Der Präsident des 5000 Mitglieder zählenden Deutschen Schaustellerbundes, Albert Ritter, bezweifelt im Gespräch mit dem „Wochenblatt“, dass die Ansteckungsgefahr auf kleineren Volksfesten derart hoch sei, dass sie seine dauerhafte Absage rechtfertige. Man müsse einen Unterschied machen zwischen Veranstaltungen wie dem Münchner Oktoberfest, wo viele Tausend Besucher aus der ganzen Welt sich aufhielten, und einer dörflichen Kirmes mit mehreren Hundert Besuchern. Bei dieser Größe schütze ein durchdachtes Hygienekonzept.
Albert Ritter: „Seit über 1200 Jahren bereiten wir Schausteller den Menschen Freude, damit sie nicht in Depression verfallen. Das Lachen der Kinder hebt hier stets die Stimmung. Der Papst nannte bei einer Audienz vor zwei Jahren uns Schausteller als die, welche das Licht in die Dunkelheit bringen“.
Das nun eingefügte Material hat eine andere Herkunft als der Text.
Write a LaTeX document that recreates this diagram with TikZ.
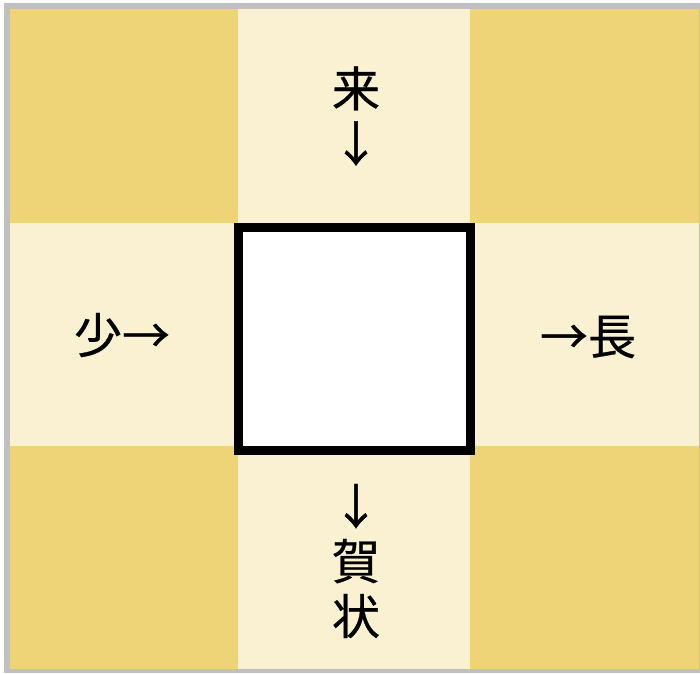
\documentclass[tikz,border=0pt]{standalone}
\usepackage{fontspec}
\newfontfamily\cjk[FakeBold=0.6]{Noto Sans CJK JP}
\definecolor{gold}{RGB}{238,212,118}
\definecolor{cream}{RGB}{250,240,210}
\definecolor{frame}{RGB}{192,192,192}
\begin{document}
\begin{tikzpicture}[x=1pt,y=-1pt,
  lbl/.style={inner sep=0pt, font=\cjk\fontsize{48}{55}\selectfont, align=center}]
\useasboundingbox (0,0) rectangle (700,673);
\fill[frame] (4,3) rectangle (700,673);
\fill[cream] (10,9) rectangle (699,669);
\foreach \x/\xx in {10/238,470/699}
  \foreach \y/\yy in {9/223,446/669}
    \fill[gold] (\x,\y) rectangle (\xx,\yy);
\draw[line width=9pt, fill=white] (238.5,227.5) rectangle (470.5,450.5);
\node[lbl] (top) at (356,116) {来\\↓};
\node[lbl] (left) at (122,335) {少→};
\node[lbl] (right) at (588,337) {→長};
\node[lbl] (bottom) at (356,561) {↓\\賀\\状};
\end{tikzpicture}
\end{document}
Der Deutsche Schaustellerbund bitte deshalb die Kommunen, nicht voreilig Jahrmärkte, Oktoberfeste und Kirmessen abzusagen. Die Absage des Münchner Oktoberfestes habe leider schon eine fatale Signalwirkung auf weitere Absagen von Festen größerer Städte. Ohnehin wisse heute niemand, wie die Infektionszahlen im Oktober aussehen würden, betont Albert Ritter. „Unsere Betriebe benötigen nur eine Aufbauzeit von maximal 14 Tagen, um Fahrgeschäfte und Spielgeschäfte aufzubauen. Seit Jahrhunderten sind wir Schausteller gewohnt von Ort zu Ort zu ziehen mit wenigen Tagen Ab- und Aufbauzeit“.
Den Schaustellerbund-Präsidenten stört es, dass in der Coronaschutzverordnung der Regierung nicht genau definiert ist, was unter Großveranstaltungen fällt. „Wir freuen uns, so bald wie möglich wieder unsere Betriebe aufmachen zu dürfen. Wenn man es aber uns Schausteller nicht erlaubt, quasi weiterhin ein Berufsausübungsverbot herrscht, fordern wie einen staatlichen Rettungsschirm.“
Albert Ritter bemerkt hierzu, es handele sich dabei nicht um einen pauschalen und lauten Ruf nach finanzieller Hilfe, sondern um einen konstruktiven Vorschlag, den die Verbände in den vergangenen Wochen unter Einbeziehung von Experten entwickelt hätten. „Dreh und Angelpunkt unseres Konzeptes ist unsere Forderung, den Schaustellern den betrieblichen und privaten Bedarf in 2020, den sie mangels Einkommen nicht selbst bestreiten können, zu bezuschussen“.